Al centro dell'attenzione del governo locale in Spagna e nel Regno Unito sembra essere la collettività locale, con il connesso bisogno di riequilibrio interno (anche sociale e territoriale). Poiché è difficile indirizzare l'azione privata alla redistribuzione, risultano resistenze dei governi locali di quei Paesi a colloquiare con la finanza privata. Nel Regno Unito, del resto, le privatizzazioni locali sono state per lo più spinte da Londra, e raramente dalle autorità decentrate.
In Italia, al centro dell'attenzione dei governi locali vi sono gli stessi uomini politici. Il maggiore ostacolo all'efficienza finanziaria denunciato dagli esperti è perciò la lentezza decisionale: si tratta di un risultato perfettamente coerente con le premesse, poiché è chiaro che il potere dei politici è massimo fino a che il processo decisionale è in corso.
Nel nostro Paese, insomma, si vive una specie di realtà amministrativa paradossale, fatta di meccanismi che dilazionano le decisioni per massimizzare il potere di controllo degli organi amministrativi.
Il Paese più equilibrato nell'interpretare il nuovo ruolo dei governi locali è la Francia. Al fuoco dell'obiettivo amministrativo compare finalmente la soddisfazione dei cittadini, visti tuttavia più come utenti che come contribuenti.
Non a caso l'innovazione finanziaria pubblica ha preso piede qui più facilmente, e in forme particolari: mentre la maggior parte delle privatizzazioni locali britanniche sono state effettuate con cessioni totali a privati o collocamenti azionari presso i risparmiatori, i governi locali d'Oltralpe hanno preferito lo strumento delle società miste, dove il socio pubblico controlla direttamente le caratteristiche dei servizi resi ai cittadini, evitando in questo modo i fenomeni di malcontento o rigetto tipici di alcuni casi britannici (si vedano i bus di Manchester).

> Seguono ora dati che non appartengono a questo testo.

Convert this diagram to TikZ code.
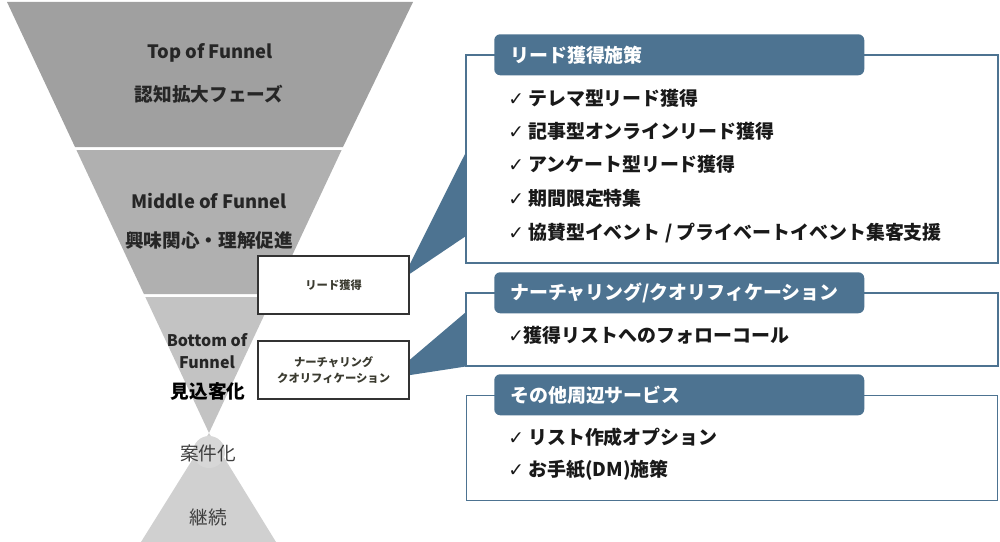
\documentclass[tikz,border=0pt]{standalone}
\usepackage{fontspec}
\setmainfont{Noto Sans CJK JP}
\newfontfamily\symf{DejaVu Sans}
\usetikzlibrary{calc}
\definecolor{bandA}{HTML}{A0A0A0}
\definecolor{bandB}{HTML}{B0B0B0}
\definecolor{bandC}{HTML}{C3C3C3}
\definecolor{bandD}{HTML}{D0D0D0}
\definecolor{steel}{HTML}{4D7391}
\definecolor{ftext}{HTML}{262626}
\definecolor{olive}{HTML}{3B3B30}
\newcommand{\chk}{{\symf\fontsize{14}{14}\selectfont ✓}}
\tikzset{
  ftitle/.style={font=\bfseries\fontsize{13.8}{15}\selectfont, text=ftext, inner sep=0pt},
  fjp/.style={font=\bfseries\fontsize{14}{16}\selectfont, text=ftext, inner sep=0pt},
  smallbox/.style={draw=black!80, line width=1pt, fill=white, minimum width=112.5pt, minimum height=42.75pt, inner sep=0pt, align=center, text=olive, font=\bfseries\fontsize{8.5}{12}\selectfont},
  bigbox/.style={draw=steel, line width=1.1pt, fill=white, inner sep=0pt},
  header/.style={fill=steel, rounded corners=4.5pt, inner sep=0pt},
  htext/.style={text=white, font=\bfseries\fontsize{14.2}{15}\selectfont, anchor=west, inner sep=0pt},
  item/.style={text=black!90, font=\bfseries\fontsize{14.2}{15}\selectfont, anchor=west, inner sep=0pt},
  wedge/.style={fill=steel}
}
\begin{document}
\begin{tikzpicture}[x=0.75pt,y=-0.75pt]
\useasboundingbox (0,0) rectangle (1000,542);
% funnel bands
\fill[bandA] (7,2) -- (413,2) -- (343,147) -- (75,147) -- cycle;
\fill[bandB] (76.4,150) -- (341.6,150) -- (274.1,294) -- (143.9,294) -- cycle;
\fill[bandC] (145.3,297) -- (272.7,297) -- (209,433) -- cycle;
\fill[bandD] (209,433) -- (276,542) -- (141,542) -- cycle;
\fill[bandD!85] (209,452) circle[radius=16];
% funnel texts
\node[ftitle] (t1) at (210,53) {Top of Funnel};
\node[fjp] (t2) at (209,94) {認知拡大フェーズ};
\node[ftitle] (m1) at (209,201) {Middle of Funnel};
\node[fjp] (m2) at (209,240) {興味関心・理解促進};
\node[ftitle, font=\bfseries\fontsize{12}{17}\selectfont, align=center] (b1) at (207,351) {Bottom of\\Funnel};
\node[fjp, text=black] (b2) at (208,391) {見込客化};
\node[fjp, font=\fontsize{14}{16}\selectfont, text=black!75] (c1) at (208,453) {案件化};
\node[fjp, font=\fontsize{14}{16}\selectfont, text=black!75] (c2) at (208,517) {継続};
% big boxes
\node[bigbox, minimum width=398.25pt, minimum height=155.25pt, anchor=north west] (bx1) at (466,55) {};
\node[bigbox, minimum width=398.25pt, minimum height=54pt, anchor=north west] (bx2) at (466,293) {};
\node[bigbox, minimum width=398.25pt, minimum height=78.75pt, anchor=north west] (bx3) at (466,395) {};
% small boxes
\node[smallbox, anchor=north west] (lead) at (258,256) {リード獲得};
\node[smallbox, anchor=north west] (nur) at (258,341) {ナーチャリング\\クオリフィケーション};
% wedges
\fill[wedge] ($(lead.east)+(0,-20)$) -- ($(bx1.north west)+(0,97)$) -- ($(bx1.north west)+(0,181)$) -- ($(lead.east)+(0,-11)$) -- cycle;
\fill[wedge] ($(nur.east)+(0,-10)$) -- ($(bx2.north west)+(0,19)$) -- ($(bx2.south west)+(0,0)$) -- ($(nur.east)+(0,5)$) -- cycle;
\draw[draw=steel, line width=1.1pt] (bx1.north west) rectangle (bx1.south east);
\draw[draw=steel, line width=1.1pt] (bx2.north west) rectangle (bx2.south east);
\draw[draw=black!80, line width=1pt] (lead.north west) rectangle (lead.south east);
\draw[draw=black!80, line width=1pt] (nur.north west) rectangle (nur.south east);
% headers
\node[header, minimum width=277.5pt, minimum height=30.75pt, anchor=north west] (h1) at (494,34) {};
\node[header, minimum width=277.5pt, minimum height=30.75pt, anchor=north west] (h2) at (494,272) {};
\node[header, minimum width=277.5pt, minimum height=30.75pt, anchor=north west] (h3) at (494,374) {};
\node[htext] (h1t) at ([xshift=12pt]h1.west) {リード獲得施策};
\node[htext] (h2t) at ([xshift=12pt]h2.west) {ナーチャリング/クオリフィケーション};
\node[htext] (h3t) at ([xshift=12pt]h3.west) {その他周辺サービス};
% items
\node[item] (i1) at (508,98) {\chk\ テレマ型リード獲得};
\node[item] (i2) at (508,131) {\chk\ 記事型オンラインリード獲得};
\node[item] (i3) at (508,164) {\chk\ アンケート型リード獲得};
\node[item] (i4) at (508,198) {\chk\ 期間限定特集};
\node[item] (i5) at (508,233) {\chk\ 協賛型イベント / プライベートイベント集客支援};
\node[item] (j1) at (508,335) {\chk{}獲得リストへのフォローコール};
\node[item] (k1) at (508,437) {\chk\ リスト作成オプション};
\node[item] (k2) at (508,470) {\chk\ お手紙(DM)施策};
\end{tikzpicture}
\end{document}
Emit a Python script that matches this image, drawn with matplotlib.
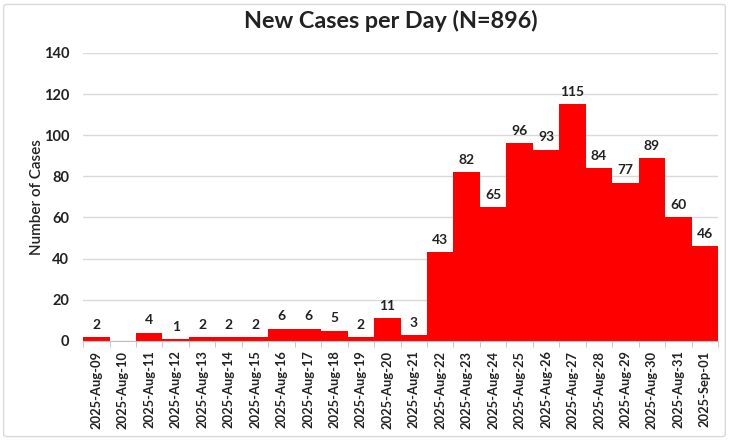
import matplotlib
matplotlib.use("Agg")
import matplotlib.pyplot as plt
from matplotlib.patches import FancyBboxPatch
import numpy as np

# Daily case counts
dates = ["2025-Aug-09", "2025-Aug-10", "2025-Aug-11", "2025-Aug-12", "2025-Aug-13",
         "2025-Aug-14", "2025-Aug-15", "2025-Aug-16", "2025-Aug-17", "2025-Aug-18",
         "2025-Aug-19", "2025-Aug-20", "2025-Aug-21", "2025-Aug-22", "2025-Aug-23",
         "2025-Aug-24", "2025-Aug-25", "2025-Aug-26", "2025-Aug-27", "2025-Aug-28",
         "2025-Aug-29", "2025-Aug-30", "2025-Aug-31", "2025-Sep-01"]
cases = [2, 0, 4, 1, 2, 2, 2, 6, 6, 5, 2, 11, 3, 43, 82, 65, 96, 93, 115, 84, 77, 89, 60, 46]

plt.rcParams['font.family'] = ['Lato', 'DejaVu Sans']

fig = plt.figure(figsize=(7.29, 4.41), dpi=100)
ax = fig.add_axes([0.114, 0.227, 0.871, 0.653])

x = np.arange(len(cases))
ax.bar(x, cases, width=1.0, color="#ff0000", zorder=2)

# data labels (Excel leaves the zero day unlabelled)
for xi, v in zip(x, cases):
    if v > 0:
        ax.text(xi, v + 3, str(v), ha="center", va="bottom",
                fontsize=10, fontweight="bold", color="#222222")

ax.set_xlim(-0.5, len(cases) - 0.5)
ax.set_ylim(0, 140)
ax.set_yticks(range(0, 141, 20))
ax.set_xticks(x)
ax.set_xticklabels(dates, rotation=90, fontsize=9.3, fontweight="bold", color="#222222")
ax.tick_params(axis="x", length=0, pad=7)
ax.set_xticks(np.arange(-0.5, len(cases), 1), minor=True)
ax.tick_params(axis="x", which="minor", length=4, color="#bfbfbf")
ax.tick_params(axis="y", length=0, labelsize=10.5, pad=10)
for lbl in ax.get_yticklabels():
    lbl.set_fontweight("bold")
    lbl.set_color("#222222")

ax.grid(axis="y", color="#d9d9d9", linewidth=1, zorder=0)
for s in ["top", "right", "left"]:
    ax.spines[s].set_visible(False)
ax.spines["bottom"].set_color("#bfbfbf")

ax.set_ylabel("Number of Cases", fontsize=11, fontweight="semibold", color="#222222", labelpad=0)

fig.text(391 / 729, 1 - 21 / 441, "New Cases per Day (N=896)", ha="center", va="center",
         fontsize=16.8, fontweight="bold", color="#222222")

# light chart border
fig.patches.append(FancyBboxPatch((0.005, 0.01), 0.99, 0.98, boxstyle="round,pad=0,rounding_size=0.005",
                                  transform=fig.transFigure, fill=False, edgecolor="#d9d9d9", linewidth=1))

fig.savefig("out.png", dpi=100)
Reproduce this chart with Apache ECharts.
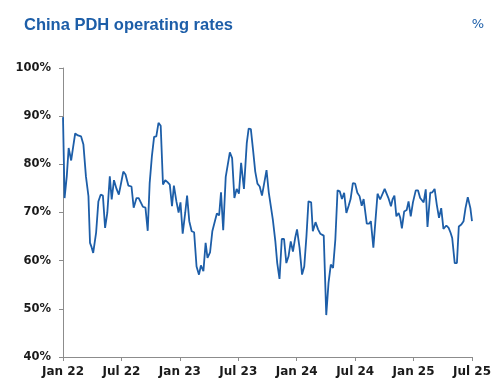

Nonostante che il Project Finance sia ancora inutilizzato o marginalmente impiegato nelle regioni d'Europa (83 per cento delle risposte) e che solo un esperto su quattro abbia previsto un futuro senza ostacoli per le privatizzazioni locali, l'ingegneria finanziaria nel settore pubblico locale ha certamente prospettive di crescita, purché - rimossi quelli legislativi - si eliminino gli ostacoli attualmente esistenti.
L'agenda delle riforme dovrebbe includere quattro capitoli fondamentali:
1) la riduzione della burocrazia;
2) la riduzione degli incroci di competenze fra diversi livelli di governo;
3) il raggiungimento di tempi decisionali coerenti con l'esigenza di efficienza dei partner (finanziari e operativi) privati;
4) la diminuzione dell'incertezza amministrativa e, in modo particolare, una maggiore certezza sul "non cambiamento" delle condizioni di contorno sulla base delle quali si sia attratto il capitale privato.
Le amministrazioni che sapranno rispettare questa agenda troveranno la disponibilità sia degli operatori finanziari nazionali sia di quelli esteri a farsi coinvolgere in operazioni congiunte. Da un lato, infatti, per le banche è giunto il momento della diversificazione. Per le imprese di costruzione, d'altro lato, imparare a utilizzare il Project Finance può essere di vitale importanza non soltanto per superare la crisi del settore, ma anche per migliorare la capacità di penetrazione nei mercati esteri delle grandi opere.
Queste vengono infatti sempre più raramente pagate "a piè di lista": si richiede invece l'adesione a società di progetto, dove la presenza del capitale privato responsabilizza tutti gli attori al massimo sforzo e al miglior risultato.